Yes, Paul, it's certainly a valid point, etc., as part of a comprehensive discussion of the two faiths. And if that's what the pope was engaged in, good for him, and bad for journalists distorting him.

But it's also, taken on its own, a liberal cliche which establishes a false moral equivalence between what Christianity once did and what Islam is now doing. It reminds me of the people who took pains, after 9/11, to draw attention to the sack of Muslim Jerusalem by the Crusaders, strongly implying that we deserve to be hated for the sins of our ancestors, while utterly ignoring, for instance, the sack of Christian Constantinople by Muslims, not to mention the whole history of Islamic aggression against Christianity.

I'm not an expert, but from what I've read the mandate to conquer is pretty literal in Islam, and has to be "spiritualized", while it's the other way around with Christianity. It's a point you would expect a pope to make.

I've read the whole interview now and will back off some from my criticism. I've updated the post to that effect and included a link to the full text.

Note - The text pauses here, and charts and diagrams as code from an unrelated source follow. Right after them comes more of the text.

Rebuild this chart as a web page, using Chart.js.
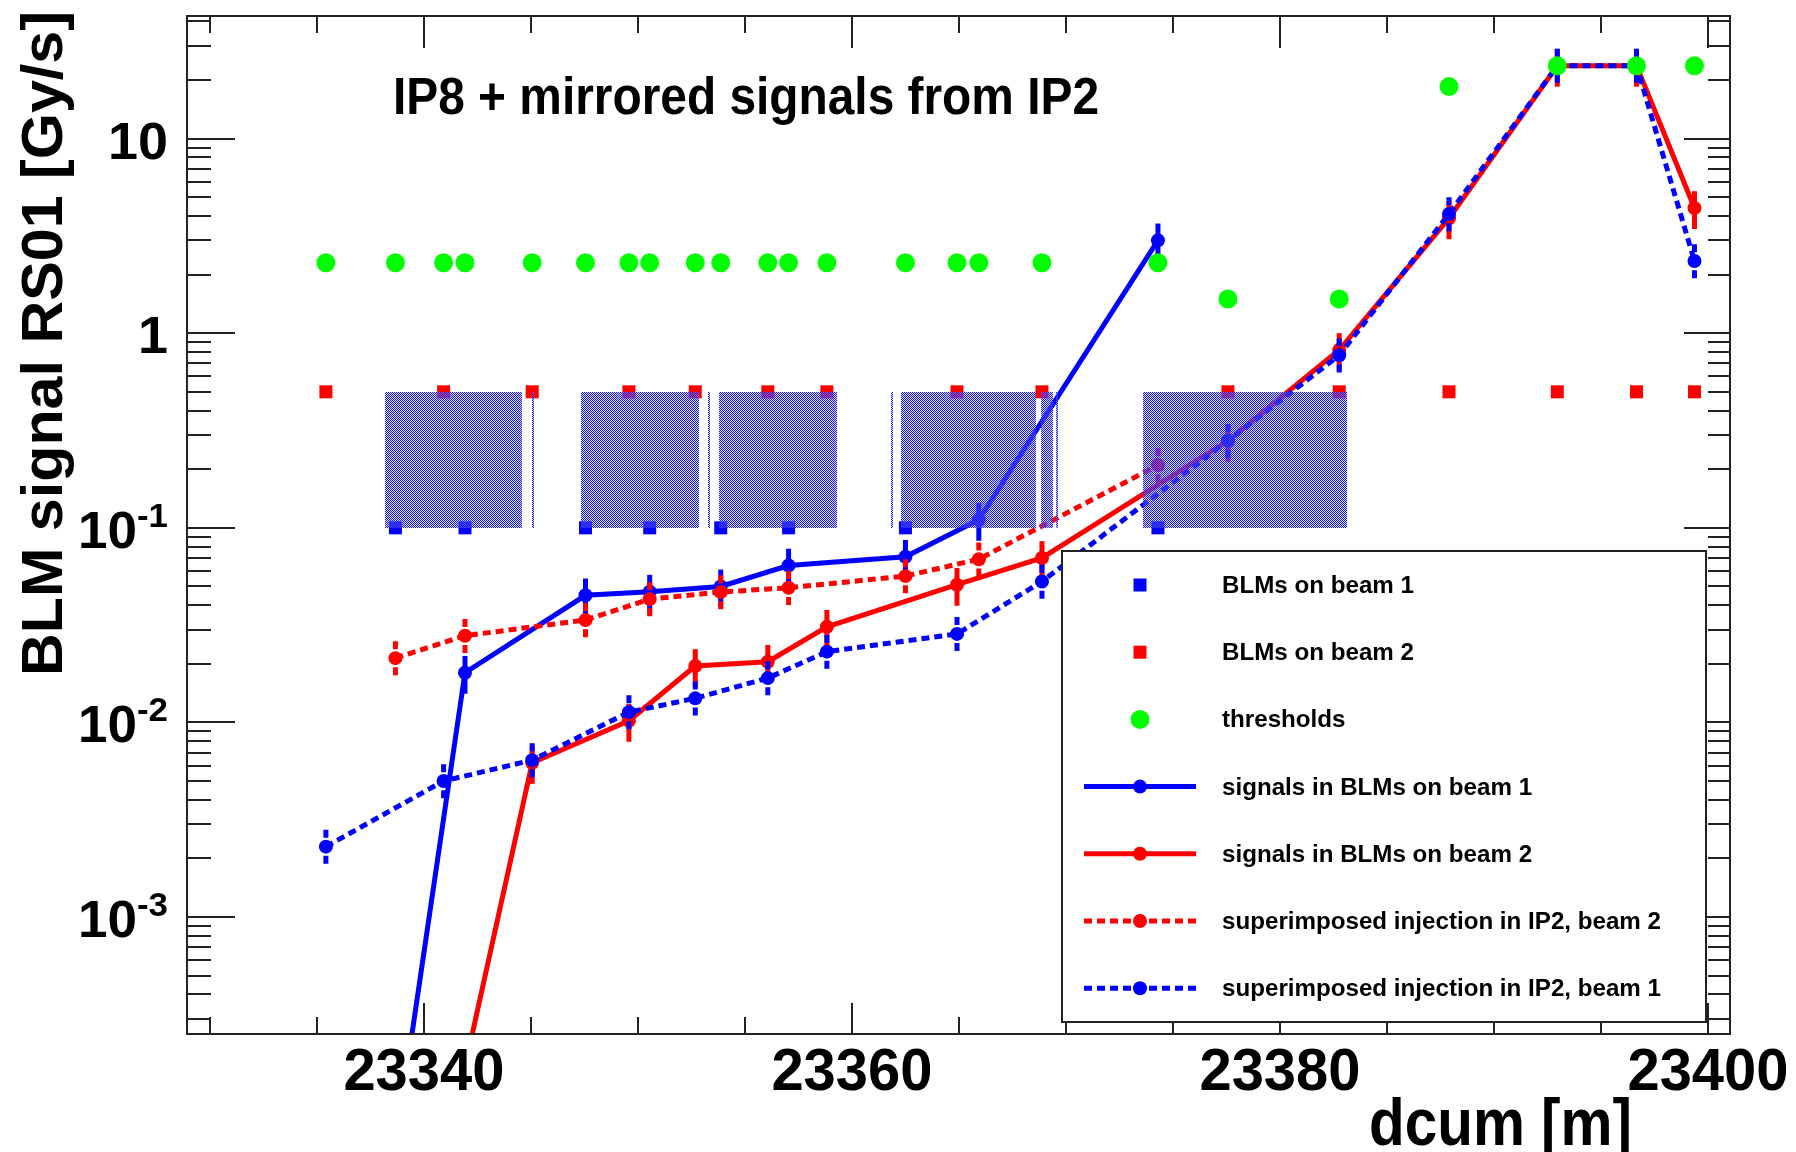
<!DOCTYPE html>
<html lang="en">
  <head>
    <meta charset="UTF-8" />
    <title>BLM signal RS01</title>
    <style>
      html, body { margin: 0; padding: 0; background: #fff; }
      #wrap { width: 1796px; height: 1152px; }
    </style>
  </head>
  <body>
    <div id="wrap"><canvas id="myChart" width="1796" height="1152"></canvas></div>
  </body>
  <script src="https://cdn.jsdelivr.net/npm/chart.js"></script>
  <script>
    // dcum [m] of the BLMs
    var beam1Pos = [23338.67, 23341.92, 23347.55, 23350.55, 23353.87, 23357.04, 23362.50, 23374.30];
    var beam1Val = [0.1, 0.1, 0.1, 0.1, 0.1, 0.1, 0.1, 0.1];
    var beam2Pos = [23335.42, 23340.92, 23345.06, 23349.58, 23352.68, 23356.07, 23358.83, 23364.91,
                    23368.88, 23377.57, 23382.77, 23387.90, 23392.96, 23396.66, 23399.37];
    var beam2Val = [0.5, 0.5, 0.5, 0.5, 0.5, 0.5, 0.5, 0.5, 0.5, 0.5, 0.5, 0.5, 0.5, 0.5, 0.5];

    var threshPos = [23335.42, 23338.67, 23340.92, 23341.92, 23345.06, 23347.55, 23349.58, 23350.55,
                     23352.68, 23353.87, 23356.07, 23357.04, 23358.83, 23362.50, 23364.91, 23365.93,
                     23368.88, 23374.30, 23377.57, 23382.77, 23387.90, 23392.96, 23396.66, 23399.37];
    var threshVal = [2.3, 2.3, 2.3, 2.3, 2.3, 2.3, 2.3, 2.3, 2.3, 2.3, 2.3, 2.3,
                     2.3, 2.3, 2.3, 2.3, 2.3, 2.3, 1.5, 1.5, 18.5, 23.7, 23.7, 23.7];

    // signals in BLMs on beam 1 (solid blue)
    var sig1Pos = [23338.67, 23341.92, 23347.55, 23350.55, 23353.87, 23357.04, 23362.50, 23365.93, 23374.30];
    var sig1Val = [6.6e-5, 0.018, 0.045, 0.047, 0.050, 0.064, 0.071, 0.11, 3.0];
    // signals in BLMs on beam 2 (solid red)
    var sig2Pos = [23340.92, 23345.06, 23349.58, 23352.68, 23356.07, 23358.83, 23364.91,
                   23368.88, 23377.57, 23382.77, 23387.90, 23392.96, 23396.66, 23399.37];
    var sig2Val = [5.4e-5, 0.0062, 0.0102, 0.0195, 0.0205, 0.031, 0.051,
                   0.070, 0.28, 0.82, 3.9, 23.7, 23.7, 4.4];
    // superimposed injection in IP2, beam 2 (dotted red)
    var inj2Pos = [23338.67, 23341.92, 23347.55, 23350.55, 23353.87, 23357.04, 23362.50, 23365.93, 23374.30];
    var inj2Val = [0.0214, 0.0279, 0.0336, 0.043, 0.0468, 0.0492, 0.0565, 0.069, 0.21];
    // superimposed injection in IP2, beam 1 (dotted blue)
    var inj1Pos = [23335.42, 23340.92, 23345.06, 23349.58, 23352.68, 23356.07, 23358.83, 23364.91,
                   23368.88, 23377.57, 23382.77, 23387.90, 23392.96, 23396.66, 23399.37];
    var inj1Val = [0.0023, 0.0050, 0.0064, 0.0113, 0.0133, 0.0169, 0.0231, 0.0285,
                   0.053, 0.28, 0.77, 4.1, 23.7, 23.7, 2.35];
    var relErr = 0.22;

    // hatched magnet boxes
    var boxStart = [23338.18, 23345.04, 23347.32, 23353.27, 23353.79, 23361.82, 23362.28, 23368.82, 23369.53, 23373.61];
    var boxEnd   = [23344.58, 23345.12, 23352.85, 23353.35, 23359.30, 23361.90, 23368.58, 23369.39, 23369.61, 23383.12];
    var boxLow = 0.1, boxHigh = 0.5;

    var xTicks = [23340, 23360, 23380, 23400];
    var yTicks = [1e-3, 1e-2, 1e-1, 1, 10];
    var yTickBase = ["10", "10", "10", "1", "10"];
    var yTickExp = ["-3", "-2", "-1", "", ""];

    var FONT = '"Liberation Sans", Arial, sans-serif';

    function xy(xs, ys) {
      return xs.map(function (x, i) { return { x: x, y: ys[i] }; });
    }

    // text squeezed horizontally to a given width, like the ROOT output
    function fitText(ctx, txt, x, y, w, size, align) {
      ctx.font = "bold " + size + "px " + FONT;
      var m = ctx.measureText(txt).width;
      var sx = w ? w / m : 1;
      ctx.save();
      ctx.translate(x, y);
      ctx.scale(sx, 1);
      ctx.textAlign = "left";
      ctx.textBaseline = "alphabetic";
      var off = align === "right" ? -m : align === "center" ? -m / 2 : 0;
      ctx.fillText(txt, off, 0);
      ctx.restore();
      return m * sx;
    }

    function stipple(ctx) {
      var pc = document.createElement("canvas");
      pc.width = 2; pc.height = 2;
      var p = pc.getContext("2d");
      p.fillStyle = "rgba(150,150,255,0.4)";
      p.fillRect(0, 0, 2, 2);
      p.clearRect(0, 0, 1, 1);
      p.clearRect(1, 1, 1, 1);
      p.fillStyle = "rgb(30,30,240)";
      p.fillRect(0, 0, 1, 1);
      p.fillRect(1, 1, 1, 1);
      return ctx.createPattern(pc, "repeat");
    }

    function drawBoxes(chart) {
      var ctx = chart.ctx, xs = chart.scales.x, ys = chart.scales.y;
      ctx.save();
      ctx.fillStyle = stipple(ctx);
      var top = ys.getPixelForValue(boxHigh), bot = ys.getPixelForValue(boxLow);
      for (var i = 0; i < boxStart.length; i++) {
        var l = xs.getPixelForValue(boxStart[i]), r = xs.getPixelForValue(boxEnd[i]);
        ctx.fillRect(Math.round(l), Math.round(top), Math.max(2, Math.round(r - l)), Math.round(bot - top));
      }
      ctx.restore();
    }

    function drawErrors(chart, meta, ds) {
      var ctx = chart.ctx, a = chart.chartArea, xs = chart.scales.x, ys = chart.scales.y;
      ctx.save();
      ctx.beginPath();
      ctx.rect(a.left, a.top, a.right - a.left, a.bottom - a.top);
      ctx.clip();
      ctx.strokeStyle = ds.borderColor;
      ctx.lineWidth = 5;
      ctx.setLineDash(ds.borderDash || []);
      ds.data.forEach(function (p) {
        var px = xs.getPixelForValue(p.x);
        ctx.beginPath();
        ctx.moveTo(px, ys.getPixelForValue(p.y * (1 + relErr)));
        ctx.lineTo(px, ys.getPixelForValue(p.y * (1 - relErr)));
        ctx.stroke();
      });
      ctx.restore();
    }

    function drawAxes(chart) {
      var ctx = chart.ctx, a = chart.chartArea, xs = chart.scales.x, ys = chart.scales.y;
      ctx.save();
      ctx.strokeStyle = "#222";
      ctx.lineWidth = 2;
      function seg(x1, y1, x2, y2) {
        ctx.beginPath(); ctx.moveTo(x1, y1); ctx.lineTo(x2, y2); ctx.stroke();
      }
      for (var v = 23330; v <= 23400; v += 5) {
        var px = Math.round(xs.getPixelForValue(v));
        var major = v % 20 === 0;
        seg(px, a.bottom, px, a.bottom - (major ? 31 : 17));
        seg(px, a.top, px, a.top + (major ? 32 : 17));
      }
      for (var e = -4; e <= 1; e++) {
        for (var k = 1; k <= 9; k++) {
          var val = k * Math.pow(10, e);
          if (val < ys.min || val > ys.max) continue;
          var py = Math.round(ys.getPixelForValue(val));
          seg(a.left, py, a.left + (k === 1 ? 48 : 24), py);
          seg(a.right, py, a.right - (k === 1 ? 46 : 22), py);
        }
      }
      ctx.restore();
    }

    function drawFrame(chart) {
      var ctx = chart.ctx, a = chart.chartArea;
      ctx.save();
      ctx.strokeStyle = "#222";
      ctx.lineWidth = 2;
      ctx.strokeRect(a.left, a.top, a.right - a.left, a.bottom - a.top);
      ctx.restore();
    }

    function drawLabels(chart) {
      var ctx = chart.ctx, xs = chart.scales.x, ys = chart.scales.y;
      ctx.save();
      ctx.fillStyle = "#000";
      xTicks.forEach(function (v) {
        fitText(ctx, String(v), xs.getPixelForValue(v), 1090, 161, 60, "center");
      });
      yTicks.forEach(function (v, i) {
        var py = ys.getPixelForValue(v);
        var right = 168;
        if (yTickExp[i]) {
          var w = fitText(ctx, yTickExp[i], right, py - 1, 31, 34, "right");
          fitText(ctx, yTickBase[i], right - w, py + 20, 59, 52, "right");
        } else {
          fitText(ctx, yTickBase[i], right, py + 20, yTickBase[i].length * 30, 52, "right");
        }
      });
      // titles
      fitText(ctx, "IP8 + mirrored signals from IP2", 393, 114, 706, 51, "left");
      fitText(ctx, "dcum [m]", 1369, 1145, 263, 66, "left");
      ctx.save();
      ctx.translate(62, 676);
      ctx.rotate(-Math.PI / 2);
      fitText(ctx, "BLM signal RS01 [Gy/s]", 0, 0, 665, 58, "left");
      ctx.restore();
      ctx.restore();
    }

    var legendOrder = [6, 5, 0, 4, 3, 2, 1];
    function drawLegend(chart) {
      var ctx = chart.ctx;
      var L = 1062, T = 551, R = 1706, B = 1022;
      ctx.save();
      ctx.fillStyle = "#fff";
      ctx.fillRect(L, T, R - L, B - T);
      ctx.strokeStyle = "#222";
      ctx.lineWidth = 2;
      ctx.strokeRect(L, T, R - L, B - T);
      ctx.font = "bold 23px " + FONT;
      var sx = 439 / ctx.measureText("superimposed injection in IP2, beam 2").width;
      legendOrder.forEach(function (idx, row) {
        var ds = chart.data.datasets[idx];
        var cy = 585 + row * 67.2;
        var cx = 1140;
        if (ds.showLine) {
          ctx.strokeStyle = ds.borderColor;
          ctx.lineWidth = 5;
          ctx.setLineDash(ds.borderDash || []);
          ctx.beginPath(); ctx.moveTo(1084, cy); ctx.lineTo(1196, cy); ctx.stroke();
          ctx.setLineDash([]);
          ctx.fillStyle = ds.pointBackgroundColor;
          ctx.beginPath(); ctx.arc(cx, cy, 7, 0, Math.PI * 2); ctx.fill();
        } else if (ds.pointStyle === "rect") {
          ctx.fillStyle = ds.backgroundColor;
          ctx.fillRect(cx - 6.5, cy - 6.5, 13, 13);
        } else {
          ctx.fillStyle = ds.backgroundColor;
          ctx.beginPath(); ctx.arc(cx, cy, 9.5, 0, Math.PI * 2); ctx.fill();
        }
        ctx.fillStyle = "#000";
        ctx.font = "bold 23px " + FONT;
        var m = ctx.measureText(ds.label).width;
        fitText(ctx, ds.label, 1222, cy + 8, m * sx, 23, "left");
      });
      ctx.restore();
    }

    var rootStyle = {
      id: "rootStyle",
      afterDatasetDraw: function (chart, args) {
        var ds = chart.data.datasets[args.index];
        if (ds.errors) drawErrors(chart, args.meta, ds);
        if (args.index === 1) drawBoxes(chart);
      },
      afterDraw: function (chart) {
        drawAxes(chart);
        drawLegend(chart);
        drawFrame(chart);
        drawLabels(chart);
      }
    };

    function lineSet(label, xs, ys, color, dash) {
      return {
        label: label,
        data: xy(xs, ys),
        showLine: true,
        borderColor: color,
        borderWidth: 5,
        borderDash: dash,
        pointRadius: 7,
        pointBackgroundColor: color,
        pointBorderWidth: 0,
        backgroundColor: color,
        tension: 0,
        fill: false,
        errors: true
      };
    }

    var data = {
      datasets: [
        {
          label: "thresholds",
          data: xy(threshPos, threshVal),
          showLine: false,
          pointStyle: "circle",
          pointRadius: 9.5,
          backgroundColor: "#00ff00",
          borderWidth: 0
        },
        lineSet("superimposed injection in IP2, beam 1", inj1Pos, inj1Val, "#0000ff", [8, 5]),
        lineSet("superimposed injection in IP2, beam 2", inj2Pos, inj2Val, "#ff0000", [8, 5]),
        lineSet("signals in BLMs on beam 2", sig2Pos, sig2Val, "#ff0000", []),
        lineSet("signals in BLMs on beam 1", sig1Pos, sig1Val, "#0000ff", []),
        {
          label: "BLMs on beam 2",
          data: xy(beam2Pos, beam2Val),
          showLine: false,
          pointStyle: "rect",
          pointRadius: 9.2,
          backgroundColor: "#ff0000",
          borderWidth: 0
        },
        {
          label: "BLMs on beam 1",
          data: xy(beam1Pos, beam1Val),
          showLine: false,
          pointStyle: "rect",
          pointRadius: 9.2,
          backgroundColor: "#0000ff",
          borderWidth: 0
        }
      ]
    };

    const config = {
      type: "scatter",
      data: data,
      options: {
        responsive: false,
        animation: false,
        events: [],
        devicePixelRatio: 1,
        layout: { padding: { left: 187, top: 16, right: 66, bottom: 118 } },
        plugins: { legend: { display: false }, tooltip: { enabled: false } },
        scales: {
          x: { type: "linear", min: 23328.93, max: 23401.03, display: false },
          y: { type: "logarithmic", min: 2.506e-4, max: 42.66, display: false }
        }
      },
      plugins: [rootStyle]
    };

    var myChart = new Chart(document.getElementById("myChart"), config);
  </script>
</html>
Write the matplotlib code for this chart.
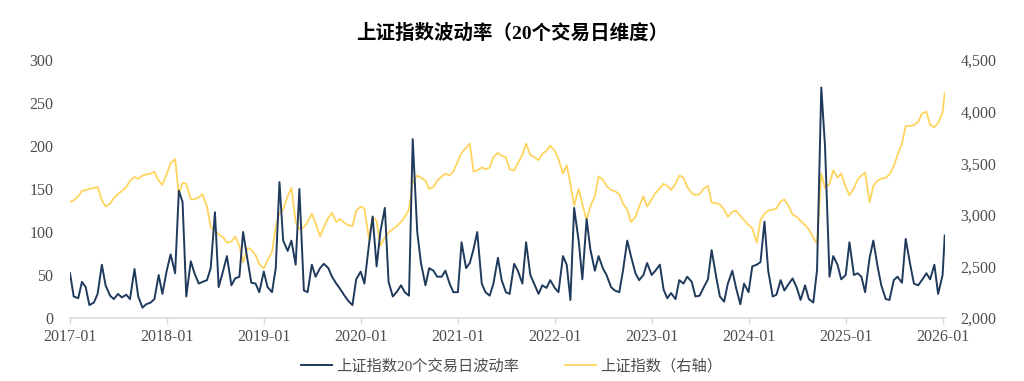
# 上证指数波动率（20个交易日维度）
import numpy as np
import pandas as pd
import matplotlib
matplotlib.use('Agg')
import matplotlib.pyplot as plt
import matplotlib.dates as mdates
from matplotlib.ticker import FuncFormatter

plt.rcParams['font.family'] = ['Liberation Serif', 'Noto Sans CJK SC']

# 半月度数据（每月1日、15日），末尾一个点为2026-01-09
dates = list(pd.date_range('2017-01-01', '2026-01-01', freq='SMS')) + [pd.Timestamp('2026-01-09')]

vol = [
    52, 25, 23, 42, 36, 15, 18, 28, 62, 38, 26, 22, 28, 24, 27, 22, 57, 25, 12, 16, 18, 22, 50, 28,  # 2017
    56, 74, 52, 148, 135, 25, 66, 52, 40, 42, 44, 58, 123, 36, 55, 72, 38, 46, 48, 100, 67, 41, 40, 30,  # 2018
    54, 36, 30, 58, 158, 90, 78, 90, 62, 150, 32, 30, 62, 48, 58, 63, 58, 48, 40, 34, 26, 20, 15, 45,  # 2019
    54, 40, 85, 118, 60, 100, 128, 42, 25, 30, 38, 30, 26, 208, 100, 64, 38, 58, 55, 48, 48, 55, 40, 30,  # 2020
    30, 88, 58, 64, 80, 100, 40, 30, 26, 40, 70, 44, 30, 28, 63, 55, 40, 88, 50, 40, 28, 38, 35, 44,  # 2021
    35, 30, 72, 62, 21, 128, 90, 45, 115, 80, 55, 72, 58, 50, 36, 32, 30, 55, 90, 72, 52, 44, 50, 64,  # 2022
    50, 55, 62, 33, 23, 29, 22, 44, 40, 48, 42, 25, 26, 35, 45, 79, 48, 25, 19, 40, 55, 35, 16, 40,  # 2023
    30, 60, 62, 65, 112, 55, 25, 27, 44, 32, 40, 46, 35, 21, 38, 22, 18, 56, 268, 200, 48, 72, 62, 45,  # 2024
    50, 88, 50, 52, 48, 30, 70, 90, 60, 38, 22, 21, 44, 48, 41, 92, 62, 40, 38, 44, 52, 45, 62, 28,  # 2025
    50, 96,  # 2026
]

index = [
    3124, 3140, 3180, 3230, 3240, 3250, 3260, 3270, 3140, 3080, 3110, 3160,
    3200, 3230, 3270, 3330, 3366, 3350, 3380, 3390, 3400, 3415, 3330, 3290,  # 2017
    3400, 3500, 3540, 3200, 3310, 3300, 3150, 3150, 3170, 3200, 3080, 2880,
    2850, 2810, 2780, 2730, 2740, 2790, 2700, 2540, 2680, 2660, 2610, 2520,  # 2018
    2480, 2560, 2640, 2880, 3020, 3050, 3180, 3260, 2930, 2860, 2880, 2930,
    3010, 2920, 2790, 2880, 2970, 3020, 2930, 2960, 2920, 2900, 2890, 3040,  # 2019
    3080, 3060, 2770, 2980, 2940, 2700, 2780, 2830, 2860, 2890, 2930, 2980,
    3050, 3320, 3380, 3360, 3330, 3250, 3270, 3330, 3370, 3400, 3380, 3420,  # 2020
    3520, 3600, 3650, 3690, 3420, 3430, 3460, 3440, 3460, 3560, 3600, 3570,
    3560, 3440, 3430, 3500, 3580, 3690, 3580, 3560, 3530, 3590, 3620, 3670,  # 2021
    3620, 3540, 3400, 3480, 3300, 3090, 3250, 3100, 2950, 3080, 3180, 3370,
    3340, 3280, 3240, 3230, 3200, 3110, 3050, 2930, 2980, 3080, 3180, 3080,  # 2022
    3150, 3210, 3260, 3300, 3280, 3240, 3300, 3380, 3360, 3270, 3210, 3190,
    3200, 3250, 3280, 3120, 3110, 3100, 3050, 2980, 3030, 3040, 2990, 2950,  # 2023
    2900, 2870, 2730, 2950, 3010, 3040, 3050, 3060, 3130, 3150, 3080, 3000,
    2980, 2940, 2900, 2860, 2780, 2720, 3400, 3260, 3300, 3430, 3360, 3400,  # 2024
    3270, 3190, 3260, 3340, 3380, 3410, 3120, 3280, 3330, 3350, 3360, 3390,
    3470, 3580, 3690, 3860, 3860, 3870, 3900, 3980, 4000, 3870, 3850, 3890,  # 2025
    3990, 4180,  # 2026
]

navy = '#1f3a5c'
yellow = '#ffd45e'
grey = '#4d4d4d'

fig = plt.figure(figsize=(10.24, 3.81), dpi=100)
ax = fig.add_axes([70 / 1024, 1 - 318 / 381, 875 / 1024, 258 / 381])
ax2 = ax.twinx()

ax2.plot(dates, index, color=yellow, lw=1.3, label='上证指数（右轴）')
ax.plot(dates, vol, color=navy, lw=1.4, label='上证指数20个交易日波动率')
ax.set_zorder(ax2.get_zorder() + 1)
ax.patch.set_visible(False)

ax.set_xlim(pd.Timestamp('2017-01-01'), pd.Timestamp('2026-01-10'))
ax.set_ylim(0, 300)
ax2.set_ylim(2000, 4500)
ax.set_yticks(range(0, 301, 50))
ax2.set_yticks(range(2000, 4501, 500))
ax2.yaxis.set_major_formatter(FuncFormatter(lambda v, p: f'{int(v):,}'))

ax.xaxis.set_major_locator(mdates.YearLocator())
ax.xaxis.set_major_formatter(mdates.DateFormatter('%Y-%m'))

for a in (ax, ax2):
    for s in ('top', 'right', 'left', 'bottom'):
        a.spines[s].set_visible(False)
ax.spines['bottom'].set_visible(True)
ax.spines['bottom'].set_color('#d9d9d9')
ax.spines['bottom'].set_linewidth(1.2)

ax.tick_params(axis='x', colors='#d9d9d9', length=4, width=1, labelsize=11.5, labelcolor=grey, pad=4)
ax.tick_params(axis='y', length=0, labelsize=11.5, labelcolor=grey, pad=12)
ax2.tick_params(axis='y', length=0, labelsize=11.5, labelcolor=grey, pad=11)

fig.text(0.5, 1 - 33 / 381, '上证指数波动率（20个交易日维度）', ha='center', va='center',
         fontsize=14, fontweight='bold', color='black')

h1, l1 = ax.get_legend_handles_labels()
h2, l2 = ax2.get_legend_handles_labels()
fig.legend(h1 + h2, l1 + l2, loc='center', bbox_to_anchor=(0.5, 1 - 366 / 381), ncol=2,
           frameon=False, fontsize=11, handlelength=2.0, handletextpad=0.3, columnspacing=3.0,
           labelcolor=grey)

fig.savefig('out.png', dpi=100)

Francis says "conquest is inherent to Islam" and the newspapers present him as saying Christianity and Islam are morally equivalent. Benedict says it and there are anti-Christian pogroms across the Middle East. So much of this is about media spin that it isn't even funny, and the journalists seem to think themselves innocent.

There was a comparison of the Syrian civil war to the Thirty Years' War in Foreign Affairs a few months ago. It was shockingly, mind-bogglingly simplistic about the causes and course of the Thirty Years' War, let alone in how it drew parallels with Syria. Why do people have such a strong urge to do this?

Was the distortion in the direction of making Christian Europe look bad? If so that would be pretty typical--that weird Western impulse to think the worst of Western culture and history, and the best of others. I was about to say it's sometimes also simple ignorance, but then it hit me that you're talking about a magazine where you'd expect the writers to be experts.

"...the journalists seem to think themselves innocent." That's a puzzle. I think sometimes they are, in the sense that they are completely unaware of their own prejudices, and do what they do more or less automatically or instinctively.